• **To be done**:
Give the listing again exactly, omitting its images.

• **Data extract**:

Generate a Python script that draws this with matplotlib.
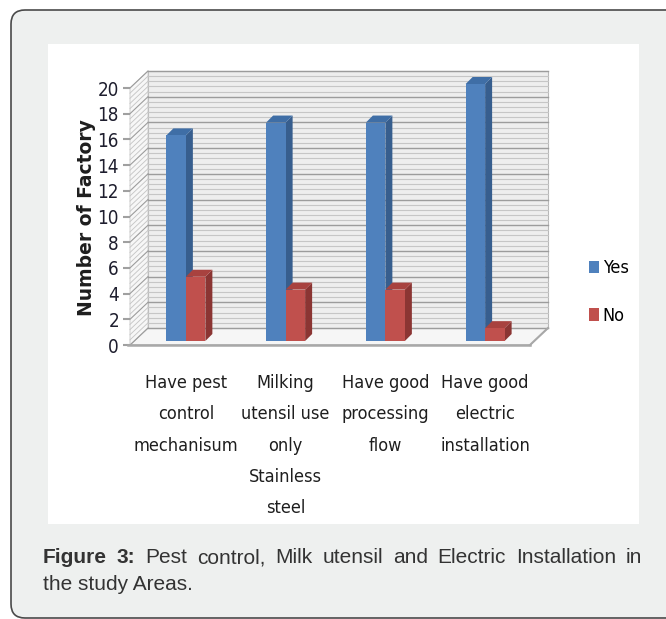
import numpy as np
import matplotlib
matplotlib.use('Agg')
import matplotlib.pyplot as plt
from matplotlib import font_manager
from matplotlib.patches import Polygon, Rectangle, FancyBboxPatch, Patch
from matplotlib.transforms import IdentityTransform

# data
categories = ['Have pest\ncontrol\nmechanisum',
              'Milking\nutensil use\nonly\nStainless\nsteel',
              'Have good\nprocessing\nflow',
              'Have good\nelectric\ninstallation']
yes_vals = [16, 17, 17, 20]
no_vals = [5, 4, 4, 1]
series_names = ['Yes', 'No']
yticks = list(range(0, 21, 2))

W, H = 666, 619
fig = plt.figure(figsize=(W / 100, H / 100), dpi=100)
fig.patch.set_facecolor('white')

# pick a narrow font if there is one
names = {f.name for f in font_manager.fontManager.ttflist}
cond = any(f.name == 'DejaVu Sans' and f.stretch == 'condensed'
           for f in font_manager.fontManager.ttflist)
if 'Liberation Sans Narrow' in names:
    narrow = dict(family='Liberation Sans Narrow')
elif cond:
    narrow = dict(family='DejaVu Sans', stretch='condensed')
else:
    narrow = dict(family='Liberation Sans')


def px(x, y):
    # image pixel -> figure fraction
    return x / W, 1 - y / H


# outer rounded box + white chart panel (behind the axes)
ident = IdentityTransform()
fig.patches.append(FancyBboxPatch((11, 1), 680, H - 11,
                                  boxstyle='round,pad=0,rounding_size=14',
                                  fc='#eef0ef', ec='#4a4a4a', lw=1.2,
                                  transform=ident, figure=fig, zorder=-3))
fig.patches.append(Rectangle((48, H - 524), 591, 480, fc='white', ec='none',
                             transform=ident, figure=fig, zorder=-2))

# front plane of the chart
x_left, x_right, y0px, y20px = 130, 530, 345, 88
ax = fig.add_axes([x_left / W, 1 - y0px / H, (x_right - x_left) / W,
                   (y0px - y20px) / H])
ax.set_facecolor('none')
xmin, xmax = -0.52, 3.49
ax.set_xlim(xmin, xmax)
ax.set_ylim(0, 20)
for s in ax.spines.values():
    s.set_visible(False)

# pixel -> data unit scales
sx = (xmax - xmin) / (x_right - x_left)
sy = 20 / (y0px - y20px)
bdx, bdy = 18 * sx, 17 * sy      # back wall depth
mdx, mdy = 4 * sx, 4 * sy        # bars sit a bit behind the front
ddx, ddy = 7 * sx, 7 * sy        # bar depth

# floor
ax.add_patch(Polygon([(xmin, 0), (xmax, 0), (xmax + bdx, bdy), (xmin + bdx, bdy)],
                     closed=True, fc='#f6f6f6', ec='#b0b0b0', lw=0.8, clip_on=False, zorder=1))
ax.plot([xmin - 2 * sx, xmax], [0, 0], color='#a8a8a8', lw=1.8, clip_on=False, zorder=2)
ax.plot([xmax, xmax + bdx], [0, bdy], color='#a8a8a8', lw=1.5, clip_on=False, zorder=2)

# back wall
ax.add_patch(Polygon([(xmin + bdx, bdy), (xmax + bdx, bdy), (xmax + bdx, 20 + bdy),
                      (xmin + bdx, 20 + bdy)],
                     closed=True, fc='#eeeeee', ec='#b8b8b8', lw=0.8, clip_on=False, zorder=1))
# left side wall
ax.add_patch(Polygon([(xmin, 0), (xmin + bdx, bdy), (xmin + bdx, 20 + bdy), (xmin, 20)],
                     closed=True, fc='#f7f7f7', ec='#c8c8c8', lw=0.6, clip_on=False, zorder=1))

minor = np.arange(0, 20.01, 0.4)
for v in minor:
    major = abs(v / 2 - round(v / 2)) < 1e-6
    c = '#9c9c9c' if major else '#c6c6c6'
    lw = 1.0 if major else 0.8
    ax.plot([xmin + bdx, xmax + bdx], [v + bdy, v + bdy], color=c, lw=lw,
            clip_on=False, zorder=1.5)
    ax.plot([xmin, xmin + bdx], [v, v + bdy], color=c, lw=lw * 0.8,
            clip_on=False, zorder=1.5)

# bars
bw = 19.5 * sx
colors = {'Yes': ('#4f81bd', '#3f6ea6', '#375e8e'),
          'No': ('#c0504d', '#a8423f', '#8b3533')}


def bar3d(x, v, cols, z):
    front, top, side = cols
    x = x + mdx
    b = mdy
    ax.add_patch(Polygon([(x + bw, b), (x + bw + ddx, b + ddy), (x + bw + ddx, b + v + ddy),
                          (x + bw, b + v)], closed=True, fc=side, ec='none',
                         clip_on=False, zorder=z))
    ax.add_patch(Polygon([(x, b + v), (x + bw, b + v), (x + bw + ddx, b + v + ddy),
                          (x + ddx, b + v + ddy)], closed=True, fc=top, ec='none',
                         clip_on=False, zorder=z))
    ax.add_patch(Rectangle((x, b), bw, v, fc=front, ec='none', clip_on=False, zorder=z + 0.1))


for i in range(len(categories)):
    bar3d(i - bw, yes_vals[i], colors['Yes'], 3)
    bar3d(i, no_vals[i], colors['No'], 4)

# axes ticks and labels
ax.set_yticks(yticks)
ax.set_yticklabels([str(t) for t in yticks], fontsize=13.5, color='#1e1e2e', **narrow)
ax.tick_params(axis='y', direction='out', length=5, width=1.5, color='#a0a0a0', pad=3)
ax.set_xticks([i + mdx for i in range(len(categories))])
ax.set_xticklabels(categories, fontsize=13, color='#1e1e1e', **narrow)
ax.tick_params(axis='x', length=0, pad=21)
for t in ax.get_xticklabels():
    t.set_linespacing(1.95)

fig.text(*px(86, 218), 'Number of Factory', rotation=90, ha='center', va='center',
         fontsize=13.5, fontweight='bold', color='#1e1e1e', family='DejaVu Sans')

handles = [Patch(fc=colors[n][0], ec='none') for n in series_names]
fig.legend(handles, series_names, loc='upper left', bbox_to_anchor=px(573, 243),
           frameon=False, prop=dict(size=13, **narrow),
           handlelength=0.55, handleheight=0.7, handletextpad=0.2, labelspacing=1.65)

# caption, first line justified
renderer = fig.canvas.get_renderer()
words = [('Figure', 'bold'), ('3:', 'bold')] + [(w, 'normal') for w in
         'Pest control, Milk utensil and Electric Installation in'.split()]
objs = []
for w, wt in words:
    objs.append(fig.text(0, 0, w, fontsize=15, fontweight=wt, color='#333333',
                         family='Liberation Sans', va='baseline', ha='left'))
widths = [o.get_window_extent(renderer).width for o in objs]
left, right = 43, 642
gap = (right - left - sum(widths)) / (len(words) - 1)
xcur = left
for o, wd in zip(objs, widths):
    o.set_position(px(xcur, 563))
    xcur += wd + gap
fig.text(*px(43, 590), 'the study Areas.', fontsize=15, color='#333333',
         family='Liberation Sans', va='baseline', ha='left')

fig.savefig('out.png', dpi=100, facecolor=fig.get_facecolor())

• **Result below**:
Generate a Python script that draws this with matplotlib.
import numpy as np
import matplotlib
matplotlib.use('Agg')
import matplotlib.pyplot as plt
from matplotlib import font_manager
from matplotlib.patches import Polygon, Rectangle, FancyBboxPatch, Patch
from matplotlib.transforms import IdentityTransform

# data
categories = ['Have pest\ncontrol\nmechanisum',
              'Milking\nutensil use\nonly\nStainless\nsteel',
              'Have good\nprocessing\nflow',
              'Have good\nelectric\ninstallation']
yes_vals = [16, 17, 17, 20]
no_vals = [5, 4, 4, 1]
series_names = ['Yes', 'No']
yticks = list(range(0, 21, 2))

W, H = 666, 619
fig = plt.figure(figsize=(W / 100, H / 100), dpi=100)
fig.patch.set_facecolor('white')

# pick a narrow font if there is one
names = {f.name for f in font_manager.fontManager.ttflist}
cond = any(f.name == 'DejaVu Sans' and f.stretch == 'condensed'
           for f in font_manager.fontManager.ttflist)
if 'Liberation Sans Narrow' in names:
    narrow = dict(family='Liberation Sans Narrow')
elif cond:
    narrow = dict(family='DejaVu Sans', stretch='condensed')
else:
    narrow = dict(family='Liberation Sans')


def px(x, y):
    # image pixel -> figure fraction
    return x / W, 1 - y / H


# outer rounded box + white chart panel (behind the axes)
ident = IdentityTransform()
fig.patches.append(FancyBboxPatch((11, 1), 680, H - 11,
                                  boxstyle='round,pad=0,rounding_size=14',
                                  fc='#eef0ef', ec='#4a4a4a', lw=1.2,
                                  transform=ident, figure=fig, zorder=-3))
fig.patches.append(Rectangle((48, H - 524), 591, 480, fc='white', ec='none',
                             transform=ident, figure=fig, zorder=-2))

# front plane of the chart
x_left, x_right, y0px, y20px = 130, 530, 345, 88
ax = fig.add_axes([x_left / W, 1 - y0px / H, (x_right - x_left) / W,
                   (y0px - y20px) / H])
ax.set_facecolor('none')
xmin, xmax = -0.52, 3.49
ax.set_xlim(xmin, xmax)
ax.set_ylim(0, 20)
for s in ax.spines.values():
    s.set_visible(False)

# pixel -> data unit scales
sx = (xmax - xmin) / (x_right - x_left)
sy = 20 / (y0px - y20px)
bdx, bdy = 18 * sx, 17 * sy      # back wall depth
mdx, mdy = 4 * sx, 4 * sy        # bars sit a bit behind the front
ddx, ddy = 7 * sx, 7 * sy        # bar depth

# floor
ax.add_patch(Polygon([(xmin, 0), (xmax, 0), (xmax + bdx, bdy), (xmin + bdx, bdy)],
                     closed=True, fc='#f6f6f6', ec='#b0b0b0', lw=0.8, clip_on=False, zorder=1))
ax.plot([xmin - 2 * sx, xmax], [0, 0], color='#a8a8a8', lw=1.8, clip_on=False, zorder=2)
ax.plot([xmax, xmax + bdx], [0, bdy], color='#a8a8a8', lw=1.5, clip_on=False, zorder=2)

# back wall
ax.add_patch(Polygon([(xmin + bdx, bdy), (xmax + bdx, bdy), (xmax + bdx, 20 + bdy),
                      (xmin + bdx, 20 + bdy)],
                     closed=True, fc='#eeeeee', ec='#b8b8b8', lw=0.8, clip_on=False, zorder=1))
# left side wall
ax.add_patch(Polygon([(xmin, 0), (xmin + bdx, bdy), (xmin + bdx, 20 + bdy), (xmin, 20)],
                     closed=True, fc='#f7f7f7', ec='#c8c8c8', lw=0.6, clip_on=False, zorder=1))

minor = np.arange(0, 20.01, 0.4)
for v in minor:
    major = abs(v / 2 - round(v / 2)) < 1e-6
    c = '#9c9c9c' if major else '#c6c6c6'
    lw = 1.0 if major else 0.8
    ax.plot([xmin + bdx, xmax + bdx], [v + bdy, v + bdy], color=c, lw=lw,
            clip_on=False, zorder=1.5)
    ax.plot([xmin, xmin + bdx], [v, v + bdy], color=c, lw=lw * 0.8,
            clip_on=False, zorder=1.5)

# bars
bw = 19.5 * sx
colors = {'Yes': ('#4f81bd', '#3f6ea6', '#375e8e'),
          'No': ('#c0504d', '#a8423f', '#8b3533')}


def bar3d(x, v, cols, z):
    front, top, side = cols
    x = x + mdx
    b = mdy
    ax.add_patch(Polygon([(x + bw, b), (x + bw + ddx, b + ddy), (x + bw + ddx, b + v + ddy),
                          (x + bw, b + v)], closed=True, fc=side, ec='none',
                         clip_on=False, zorder=z))
    ax.add_patch(Polygon([(x, b + v), (x + bw, b + v), (x + bw + ddx, b + v + ddy),
                          (x + ddx, b + v + ddy)], closed=True, fc=top, ec='none',
                         clip_on=False, zorder=z))
    ax.add_patch(Rectangle((x, b), bw, v, fc=front, ec='none', clip_on=False, zorder=z + 0.1))


for i in range(len(categories)):
    bar3d(i - bw, yes_vals[i], colors['Yes'], 3)
    bar3d(i, no_vals[i], colors['No'], 4)

# axes ticks and labels
ax.set_yticks(yticks)
ax.set_yticklabels([str(t) for t in yticks], fontsize=13.5, color='#1e1e2e', **narrow)
ax.tick_params(axis='y', direction='out', length=5, width=1.5, color='#a0a0a0', pad=3)
ax.set_xticks([i + mdx for i in range(len(categories))])
ax.set_xticklabels(categories, fontsize=13, color='#1e1e1e', **narrow)
ax.tick_params(axis='x', length=0, pad=21)
for t in ax.get_xticklabels():
    t.set_linespacing(1.95)

fig.text(*px(86, 218), 'Number of Factory', rotation=90, ha='center', va='center',
         fontsize=13.5, fontweight='bold', color='#1e1e1e', family='DejaVu Sans')

handles = [Patch(fc=colors[n][0], ec='none') for n in series_names]
fig.legend(handles, series_names, loc='upper left', bbox_to_anchor=px(573, 243),
           frameon=False, prop=dict(size=13, **narrow),
           handlelength=0.55, handleheight=0.7, handletextpad=0.2, labelspacing=1.65)

# caption, first line justified
renderer = fig.canvas.get_renderer()
words = [('Figure', 'bold'), ('3:', 'bold')] + [(w, 'normal') for w in
         'Pest control, Milk utensil and Electric Installation in'.split()]
objs = []
for w, wt in words:
    objs.append(fig.text(0, 0, w, fontsize=15, fontweight=wt, color='#333333',
                         family='Liberation Sans', va='baseline', ha='left'))
widths = [o.get_window_extent(renderer).width for o in objs]
left, right = 43, 642
gap = (right - left - sum(widths)) / (len(words) - 1)
xcur = left
for o, wd in zip(objs, widths):
    o.set_position(px(xcur, 563))
    xcur += wd + gap
fig.text(*px(43, 590), 'the study Areas.', fontsize=15, color='#333333',
         family='Liberation Sans', va='baseline', ha='left')

fig.savefig('out.png', dpi=100, facecolor=fig.get_facecolor())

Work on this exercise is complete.